トレードの収益源としてのアービトラージ(またはリラティブ・バリュー)の性質を理解するうえで欠かせないエピソードが、1998年のLTCM(ロングターム・キャピタル・マネジメント)の破たん劇です。
ドリームファンド
LTCMは1994年に設立された大型ヘッジファンドです。
創設者は、ジョン・メリウエザー。1980年代後半に世界の金融市場を席巻したソロモンブラザーズのアービトラージデスクのヘッドで、「ウォール街のキング」とも称された伝説のトレーダーです。
また、金融工学の世界的権威であるマイロン・ショールズとロバート・マートンもボードメンバに加わっていました。二人は1997年にノーベル経済学賞を受賞することになる人物です。

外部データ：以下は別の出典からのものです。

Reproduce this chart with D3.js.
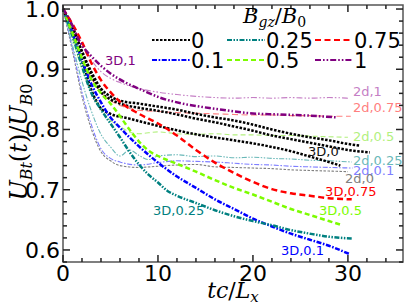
<!DOCTYPE html>
<html><head><meta charset="utf-8">
<script src="https://cdn.jsdelivr.net/npm/d3@7"></script>
<style>body{margin:0;background:#fff}svg{display:block}</style>
</head><body>
<svg id="c" width="407" height="305"></svg>
<script>
const xTicks = [0, 10, 20, 30];
const yTicks = [0.6, 0.7, 0.8, 0.9, 1.0];
const legendLabels = ["0", "0.1", "0.25", "0.5", "0.75", "1"];

// 3D runs: [t, U]
const d3_0a = [[0,1],[1,0.97],[2,0.93],[3,0.895],[4,0.868],[5,0.855],[6,0.848],[8,0.843],[10,0.838],[12,0.833],[14,0.826],[16,0.82],[18,0.815],[20,0.808],[22,0.8],[24,0.793],[26,0.787],[28,0.782],[30,0.776],[31.3,0.773]];
const d3_0b = [[0,1],[1,0.968],[2,0.928],[3,0.89],[4,0.862],[5,0.85],[6,0.843],[8,0.836],[10,0.831],[12,0.825],[14,0.818],[16,0.812],[18,0.805],[20,0.798],[22,0.79],[24,0.784],[26,0.778],[28,0.772],[30,0.766],[32.3,0.762]];
const d3_0c = [[0,1],[1,0.96],[2,0.915],[3,0.865],[4,0.835],[5,0.826],[7,0.818],[10,0.806],[14,0.792],[18,0.782],[20,0.777],[22,0.771],[24,0.764],[26,0.755],[28,0.746],[29.2,0.74]];
const d3_01 = [[0,1],[1,0.96],[2,0.915],[3,0.875],[4,0.845],[5,0.82],[6,0.803],[7,0.787],[8,0.772],[9,0.758],[10,0.745],[12,0.722],[14,0.703],[16,0.684],[18,0.668],[20,0.652],[22,0.639],[24,0.627],[26,0.617],[28,0.607],[30.2,0.593]];
const d3_025 = [[0,1],[1,0.955],[2,0.905],[3,0.86],[4,0.833],[5,0.81],[6,0.787],[7,0.763],[8,0.742],[9,0.725],[10,0.712],[11,0.698],[12,0.69],[14,0.678],[16,0.666],[18,0.656],[20,0.648],[22,0.641],[24,0.633],[26,0.627],[28,0.622],[30.4,0.619]];
const d3_05 = [[0,1],[1,0.96],[2,0.918],[3,0.883],[4,0.86],[5,0.843],[6,0.822],[7,0.8],[8,0.78],[9,0.765],[10,0.756],[12,0.743],[14,0.73],[16,0.716],[18,0.703],[20,0.692],[22,0.68],[24,0.668],[26,0.658],[28,0.648],[29.2,0.642]];
const d3_075 = [[0,1],[1,0.975],[2,0.945],[3,0.91],[4,0.882],[5,0.862],[6,0.846],[8,0.826],[10,0.81],[12,0.79],[14,0.766],[16,0.745],[18,0.728],[20,0.713],[22,0.701],[24,0.694],[26,0.69],[28,0.686],[30.4,0.684]];
const d3_1 = [[0,1],[0.7,0.982],[1.8,0.945],[3.2,0.918],[5,0.893],[6.7,0.877],[8.4,0.865],[10.2,0.853],[12.6,0.843],[16.2,0.834],[19.7,0.827],[22.6,0.825],[26,0.823],[28.9,0.82]];

// 2d runs
const d2_0 = [[0,1],[1,0.93],[2,0.855],[3,0.8],[4,0.763],[5,0.748],[6,0.74],[8,0.737],[10,0.739],[12,0.741],[14,0.742],[16,0.738],[18,0.737],[20,0.736],[22,0.735],[24,0.733],[26,0.732],[28,0.731],[30,0.73]];
const d2_01 = [[0,1],[1,0.935],[2,0.862],[3,0.807],[4,0.768],[5,0.752],[6,0.746],[8,0.741],[10,0.745],[12,0.748],[14,0.747],[16,0.746],[18,0.744],[20,0.742],[22,0.741],[24,0.739],[26,0.738],[28,0.737],[30.5,0.736]];
const d2_025 = [[0,1],[1,0.94],[2,0.88],[3,0.83],[4,0.792],[5,0.771],[6,0.756],[7,0.766],[8,0.757],[9,0.75],[10,0.756],[12,0.758],[14,0.755],[16,0.756],[18,0.753],[20,0.754],[22,0.752],[24,0.751],[26,0.749],[28,0.748],[30.4,0.746]];
const d2_05 = [[0,1],[1,0.95],[2,0.9],[3,0.862],[4,0.833],[5,0.815],[6,0.805],[7,0.796],[8,0.793],[10,0.796],[12,0.793],[14,0.792],[16,0.793],[18,0.791],[20,0.791],[22,0.79],[24,0.79],[26,0.789],[28,0.788],[30,0.787]];
const d2_075 = [[0,1],[1,0.955],[2,0.915],[3,0.885],[4,0.862],[5,0.848],[6,0.84],[7,0.835],[8,0.832],[10,0.83],[12,0.828],[14,0.827],[16,0.826],[18,0.825],[20,0.824],[22,0.824],[24,0.823],[26,0.823],[28,0.822],[30.3,0.822]];
const d2_1 = [[0,1],[1,0.97],[2,0.94],[3,0.915],[4,0.896],[5,0.885],[6,0.878],[8,0.868],[10,0.862],[12,0.858],[14,0.855],[16,0.853],[18,0.852],[20,0.853],[22,0.852],[24,0.853],[26,0.852],[28,0.853],[30,0.852]];

// annotation texts, anchored (left, vertical centre) at data coords
const annotations = [
  {text:"3D,1", t:4.42, v:0.915, c:"#800080"},
  {text:"2d,1", t:30.53, v:0.864, c:"#c57fc5"},
  {text:"2d,0.75", t:30.53, v:0.837, c:"#ff7f7f"},
  {text:"2d,0.5", t:30.53, v:0.789, c:"#b2f07e"},
  {text:"3D,0", t:25.8, v:0.763, c:"#111"},
  {text:"2d,0.25", t:30.53, v:0.748, c:"#6ab8b8"},
  {text:"2d,0.1", t:30.53, v:0.733, c:"#7f7fff"},
  {text:"2d,0", t:29.7, v:0.7195, c:"#808080"},
  {text:"3D,0.75", t:27.6, v:0.698, c:"#ff0000"},
  {text:"3D,0.5", t:26.95, v:0.665, c:"#7cfc00"},
  {text:"3D,0.25", t:9.48, v:0.666, c:"#008080"},
  {text:"3D,0.1", t:22.95, v:0.6, c:"#0000ff"}
];

const x = d3.scaleLinear().domain([0, 35.8]).range([63, 403]);
const y = d3.scaleLinear().domain([0.58, 1.0067]).range([262, 5]);
const svg = d3.select("#c");

const styles = {
  "0":   {c:"#000000", c2:"#808080", dash:"2.5,1.5"},
  "0.1": {c:"#0000ff", c2:"#7f7fff", dash:"5,1.6,1.6,1.6"},
  "0.25":{c:"#008080", c2:"#6ab8b8", dash:"5,1.5,1.5,1.5,1.5,1.5"},
  "0.5": {c:"#7cfc00", c2:"#b2f07e", dash:"5,3"},
  "0.75":{c:"#ff0000", c2:"#ff7f7f", dash:"6,3.5"},
  "1":   {c:"#800080", c2:"#c57fc5", dash:"6,2,1.6,2,1.6,2"}
};

const line = d3.line().x(d => x(d[0])).y(d => y(d[1])).curve(d3.curveMonotoneX);

const runs2d = [["0",d2_0],["0.1",d2_01],["0.25",d2_025],["0.5",d2_05],["0.75",d2_075],["1",d2_1]];
const runs3d = [["0",d3_0a],["0",d3_0b],["0",d3_0c],["0.1",d3_01],["0.25",d3_025],["0.5",d3_05],["0.75",d3_075],["1",d3_1]];

const g = svg.append("g");
runs2d.forEach(([k, d]) => {
  g.append("path").attr("d", line(d)).attr("fill","none")
   .attr("stroke", styles[k].c2).attr("stroke-width", 1.1)
   .attr("stroke-dasharray", styles[k].dash);
});
runs3d.forEach(([k, d]) => {
  g.append("path").attr("d", line(d)).attr("fill","none")
   .attr("stroke", styles[k].c).attr("stroke-width", 2.5)
   .attr("stroke-dasharray", styles[k].dash);
});

annotations.forEach(a => {
  svg.append("text").attr("x", x(a.t)).attr("y", y(a.v)).attr("dy", "0.36em")
    .attr("font-family","DejaVu Sans").attr("font-size", 13)
    .attr("fill", a.c).text(a.text);
});

// frame
const [x0, x1] = x.range(), y0 = y(0.58), y1 = y(1.0067);
svg.append("rect").attr("x", x0).attr("y", y1).attr("width", x1 - x0).attr("height", y0 - y1)
  .attr("fill","none").attr("stroke","#555").attr("stroke-width",1.5);

// ticks (inward, all sides)
const tk = svg.append("g").attr("stroke","#222").attr("stroke-width",1.5);
d3.range(0, 36, 2).forEach(t => {
  const L = (t % 10 === 0) ? 7 : 4;
  tk.append("line").attr("x1", x(t)).attr("x2", x(t)).attr("y1", y0).attr("y2", y0 - L);
  tk.append("line").attr("x1", x(t)).attr("x2", x(t)).attr("y1", y1).attr("y2", y1 + L);
});
d3.range(29, 51, 1).map(v => v / 50).forEach(v => {
  const major = Math.abs(v * 10 - Math.round(v * 10)) < 1e-6;
  const L = major ? 7 : 4;
  tk.append("line").attr("x1", x0).attr("x2", x0 + L).attr("y1", y(v)).attr("y2", y(v));
  tk.append("line").attr("x1", x1).attr("x2", x1 - L).attr("y1", y(v)).attr("y2", y(v));
});

const tf = {"font-family":"DejaVu Sans","font-size":22,"fill":"#000"};
xTicks.forEach(t => {
  const tx = svg.append("text").attr("x", x(t)).attr("y", 281).attr("text-anchor","middle").text(t);
  Object.entries(tf).forEach(([k,v]) => tx.attr(k,v));
});
yTicks.forEach(v => {
  const tx = svg.append("text").attr("x", 60).attr("y", y(v) + 8).attr("text-anchor","end").text(v.toFixed(1));
  Object.entries(tf).forEach(([k,v2]) => tx.attr(k,v2));
});

// axis labels
const mf = "DejaVu Serif";
const xl = svg.append("text").attr("x", 233).attr("y", 298).attr("text-anchor","middle")
  .attr("font-family", mf).attr("font-size", 22).attr("font-style","italic");
xl.append("tspan").text("tc");
xl.append("tspan").attr("font-style","normal").text("/");
xl.append("tspan").text("L");
xl.append("tspan").attr("font-size", 15).attr("dy", 4).text("x");

const yl = svg.append("text").attr("transform","translate(27,142) rotate(-90)").attr("text-anchor","middle")
  .attr("font-family", mf).attr("font-size", 24).attr("font-style","italic");
yl.append("tspan").text("U");
yl.append("tspan").attr("font-size", 16).attr("dy", 5).text("Bt");
yl.append("tspan").attr("font-style","normal").attr("dy", -5).text("(");
yl.append("tspan").text("t");
yl.append("tspan").attr("font-style","normal").text(")/");
yl.append("tspan").text("U");
yl.append("tspan").attr("font-size", 16).attr("dy", 5).text("B");
yl.append("tspan").attr("font-size", 16).attr("font-style","normal").text("0");

// legend
const lt = svg.append("text").attr("x", 243).attr("y", 23)
  .attr("font-family", mf).attr("font-size", 21).attr("font-style","italic");
lt.append("tspan").text("B");
lt.append("tspan").attr("font-size", 14).attr("dy", 4).text("gz");
lt.append("tspan").attr("font-style","normal").attr("dy", -4).text("/");
lt.append("tspan").text("B");
lt.append("tspan").attr("font-size", 14).attr("font-style","normal").attr("dy", 4).text("0");

const colX = [152, 227, 315];
const rowY = [40, 60];
legendLabels.forEach((k, i) => {
  const col = Math.floor(i / 2), row = i % 2;
  const lx = colX[col], ly = rowY[row];
  svg.append("line").attr("x1", lx).attr("x2", lx + 38).attr("y1", ly).attr("y2", ly)
    .attr("stroke", styles[k].c).attr("stroke-width", 2).attr("stroke-dasharray", styles[k].dash);
  svg.append("text").attr("x", lx + 39).attr("y", ly + 7.8)
    .attr("font-family","DejaVu Sans").attr("font-size", 21).text(k);
});
</script>
</body></html>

LTCMはまさに“夢のファンド”として設立されたわけです。
採用した戦略は、債券を中心としたアービトラージもしくはリラティブバリュー。最先端のリスク管理手法を備え、当時もっとも先進的なファンドとみられていました。
実際の運用成績も目覚ましく、世界中から資金を惹きつけるようになっていきます。それだけではありません。投資銀行や他のヘッジファンドまでもが、その手法を真似しはじめたのです。
しかし、成功は新たな困難をもたらします。
LTCMには高いリターンを求める資金が世界中から集まります。しかも、彼らを真似するコピーファンドもたくさんいます。それらの資金が一斉に同じような戦略を採用するわけですから、激しい競争が起き、収益率は低下せざるを得ません。
収益率が低下する中で投資家の期待に応えるためには、レバレッジをかけるというのが一つのやり方です。レバレッジは、自己資金(ファンドの場合は投資家の出資金)額に対して、実際に保有する資産額の倍率を表します。レバレッジを膨らませると資産規模や取引量も膨らむので、自己資金に対する利益率を引き上げることができるわけですが、当然のことながら損失が発生したときのインパクトも膨らみます。アービトラージは本来リスクの小さいトレード手法なので、こうしたレバレッジとの相性はとても良いと考えられるわけです。
ただし、収益率の全般的低下、その一方で高まるばかりの投資家の期待、そうした中でLTCMは、レバレッジを膨らませながら、少しずつリスクの高い戦略に傾いていきます。